You can probably think of lots more. It's really only safe if you know
both sides won't be accessed during the sync.

Let's leave aside concurrency on the write+sync side for the
moment, and focus on these steps:

1) Implementing an rsync script without delete support
2) Enhance script to do deletes
3) Create a higher level script which does snapshotting for
    clones or something as sketched out above (I think it'll work,
   but baby steps first)

That seems fine. I'm interested to know how fast the "pull-local,
rsync, pull-local" method can go. That was one of the ideas I had
before that I didn't prototype.

That said, the concurrency is the source of the majority of these
issues. It feels like that can't be solved without native support in
ostree. I.e., there's no way for the update to appear atomic to
clients without using ostree to manage it coherently.

The other idea I've been thinking about is another round of
ostree-push script where you use ssh to tunnel a local HTTP port to
the remote and and use pull. Haven't had time to play with that,
though.

What do you think about merging in your push script into
ostree-releng-scripts?  Actually, I'm uncertain - are you using
ostree-push right now?  How do you think of it handling deletions?
Or to flip this around, is it worth doing the push script if we
can enhance the rsync wrapper enough and/or sshfs?

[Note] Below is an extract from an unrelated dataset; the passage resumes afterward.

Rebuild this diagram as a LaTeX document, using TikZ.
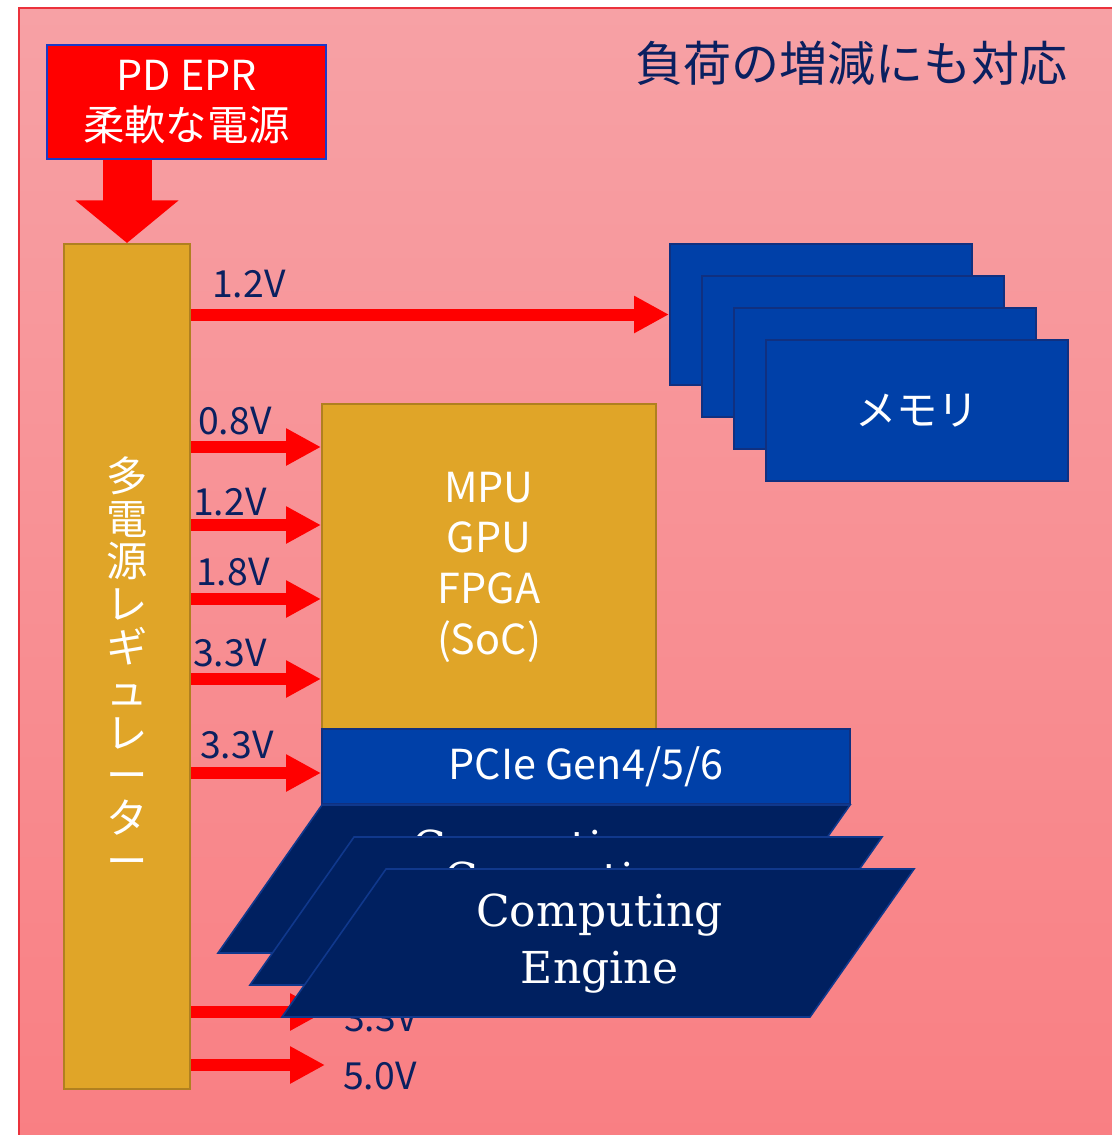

We aren't using it right now. The version with the custom protocol
over SSH is a toy that I haven't played with more. I still think it's
a good approach, but you'd have to duplicate a lot of ostree pull
internals. The version with sshfs is unusable. I'm really doubtful
that it can become usable since a real update will always require
traversal, and that's just way too slow over sshfs. Maybe you can find
a way to make that work.

As mentioned before (and what you suggested in the bug), what I intend
to work on is to trigger a pull from the source to the destination
over HTTP since it's the only way to get reliable repo handling
semantics. So, you'd ssh to the remote host and pull with --url
pointing to the worker. If the worker doesn't have an HTTP server
running or is firewalled, spin up trivial-httpd and tunnel the port to
the remote host and use a localhost --url. The important part is that
each repo actually ends up being operated on by the the local host and
you're not trying to traverse over the network.